Another thing came to an end this weekend and that was my column for Literary Mama. I'm in a little bit of denial about this one. I've been writing for LM since 2003, when it launched. At first I wrote a column called Midlife Mama (hmm, sound familiar?) but after a year I began writing Children's Lit Book Group, and I continued to write that column either bimonthly or (briefly) monthly for five years. I'm sorry to see it go. I'm still working on children's literature, and I still have a lot to say about it, but right now my time and therefore my energies are directed elsewhere. Still, I will miss it.

Saturday, June 06, 2009

chocolate cake

I tried out a new recipe for chocolate cake yesterday. Now, there are plenty of great chocolate cakes out there. There even a good vegan chocolate cake--good enough that folks don't really know it's vegan. But there's always room for a new cake, right? And my favorite vegan chocolate cake doesn't actually turn out of a pan and make a nice presentation--which, face it, is part of cake baking.

So last night I tried a new (to me) vegan chocolate cake, and it was a big hit. It requires no weird ingredients, it turns out of a pan for a nice presentation (though you'll have to trust me on that, as I didn't take pictures), and my dinner guests didn't guess it was vegan. So there. (Oh, it's low fat, too, in case you care...) I got it from Veganomicon, though I borrowed the chocolate drizzle from a different Veganomicon recipe (for a peanut butter chocolate caramel pie that I'm going to have to try next). Here it is:

Vegan Chocolate Bundt Cake

for the cake:
1-3/4 cups fresh-brewed coffee (I used decaf)
2/3 cup unsweetened cocoa powder (the darker the better)
1-1/2 cups granulated sugar
1/3 cup canola oil
1/3 cup unsweetened applesauce
1/4 cup cornstarch
2 tsp. vanilla extract
1 tsp. almond extract
2 cups flour (they use whole wheat pastry flour; I only had unbleached all-purpose, which was fine)
1 tsp. baking soda
1-1/2 tsp. baking powder
1/2 tsp. salt

for the drizzle:
1/4 to 1/3 cups each vegan (or not) chocolate chips and soy milk

Preheat oven to 325F; spray or otherwise grease an 8-10 inch bundt pan

Heat the coffee in a saucepan. Once it is simmering, whisk in the cocoa and continue to whisk over the heat until the cocoa is dissolved. Put aside to cool.

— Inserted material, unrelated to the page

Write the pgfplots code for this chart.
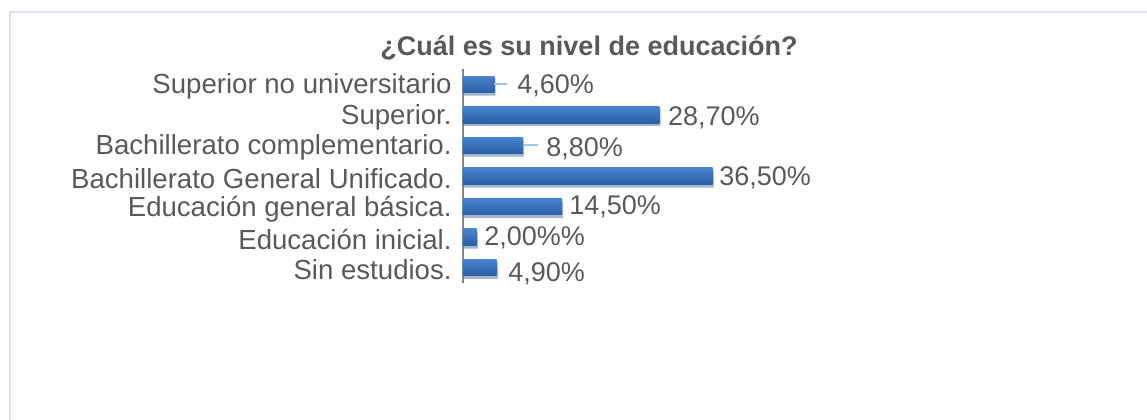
\documentclass[border=0pt]{standalone}
\usepackage{pgfplots}
\pgfplotsset{compat=1.18}
\usepackage{fontspec}
\setmainfont{Liberation Sans}
\usetikzlibrary{shadows}
\definecolor{txt}{HTML}{595959}
\definecolor{framec}{RGB}{218,228,242}
\definecolor{bartop}{RGB}{72,132,207}
\definecolor{barbot}{RGB}{42,94,165}
\definecolor{leader}{RGB}{157,195,230}
\definecolor{axisgray}{RGB}{134,134,134}
\pgfplotsset{mybar/.style={xbar, bar width=8.25pt, bar shift=0pt, draw=none, top color=bartop, bottom color=barbot,
  drop shadow={shadow xshift=0.5pt, shadow yshift=-1.4pt, opacity=0.3}}}
\begin{document}
\begin{tikzpicture}
\useasboundingbox (0,0) rectangle (573.5pt,209.5pt);
\draw[framec, line width=0.75pt] (576pt,203.5pt) -- (5pt,203.5pt) -- (5pt,-2pt);
\node[font=\bfseries\fontsize{13.5}{16}\selectfont, text=txt] at (294.5pt,185.5pt) {¿Cuál es su nivel de educación?};
\begin{axis}[
  at={(231.5pt,68pt)}, anchor=south west,
  x=3.42pt, y=15.285pt,
  xmin=0, xmax=40, ymin=-0.5, ymax=6.5,
  clip=false,
  axis x line=none,
  axis y line*=left,
  y axis line style={draw=axisgray, line width=0.75pt, -},
  ytick={0,...,6},
  yticklabels={Sin estudios., Educación inicial., Educación general básica., Bachillerato General Unificado., Bachillerato complementario., Superior., Superior no universitario},
  major tick length=0pt,
  ytick style={draw=none},
  yticklabel style={font=\fontsize{13.8}{16}\selectfont, text=txt, inner sep=0pt, anchor=east, xshift=-5.5pt, yshift=-1.1pt},
]
\addplot[mybar] coordinates {(4.9,0)};
\addplot[mybar] coordinates {(2.0,1)};
\addplot[mybar] coordinates {(14.5,2)};
\addplot[mybar] coordinates {(36.5,3)};
\addplot[mybar] coordinates {(8.8,4)};
\addplot[mybar] coordinates {(28.7,5)};
\addplot[mybar] coordinates {(4.6,6)};
\addplot[leader, line width=1pt] coordinates {(4.6,6) (6.46,6)};
\addplot[leader, line width=1pt] coordinates {(8.8,4) (10.9,4)};
\addplot[draw=none, nodes near coords, point meta=explicit symbolic,
  nodes near coords style={anchor=west, inner sep=0pt, text=txt, font=\fontsize{13.5}{16}\selectfont}]
  coordinates {
  (7.9,5.94) [{4,60\%}]
  (29.93,4.91) [{28,70\%}]
  (12.13,3.89) [{8,80\%}]
  (37.43,2.93) [{36,50\%}]
  (15.5,1.98) [{14,50\%}]
  (3.07,0.98) [{2,00\%\%}]
  (6.58,-0.2) [{4,90\%}]
  };
\end{axis}
\end{tikzpicture}
\end{document}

Whisk together in a mixing bowl the sugar, applesauce, oil, and cornstarch until the cornstarch is dissolved. Whisk in the extracts. Once the coffee mixture has cooled whisk that in.

Sift the flour, baking soda and powder, and salt into the wet ingredients, and mix together thoroughly (I whisked it for another couple of minutes). Pour the batter into the prepared pan and bake for 45 - 55 minutes (longer for the smaller pan). The cake is done when a toothpick inserted into the center comes out clean.

Cool in the pan for twenty minutes, then turn out onto a plate. While the cake cools, make the drizzle:

Heat the soymilk to boiling in a small pan, then stir in the chocolate chips until they are thoroughly melted and mixed into the milk. Allow to cool to room temperature, then drizzle over the cooling cake. (It's a little thick for actual drizzling, but it will taste good anyway.)

You can also skip the drizzle and sift a little confectioner's sugar over the top instead, but I have a couple of anti-confectioner's-sugar activists to feed, so I made the drizzle instead.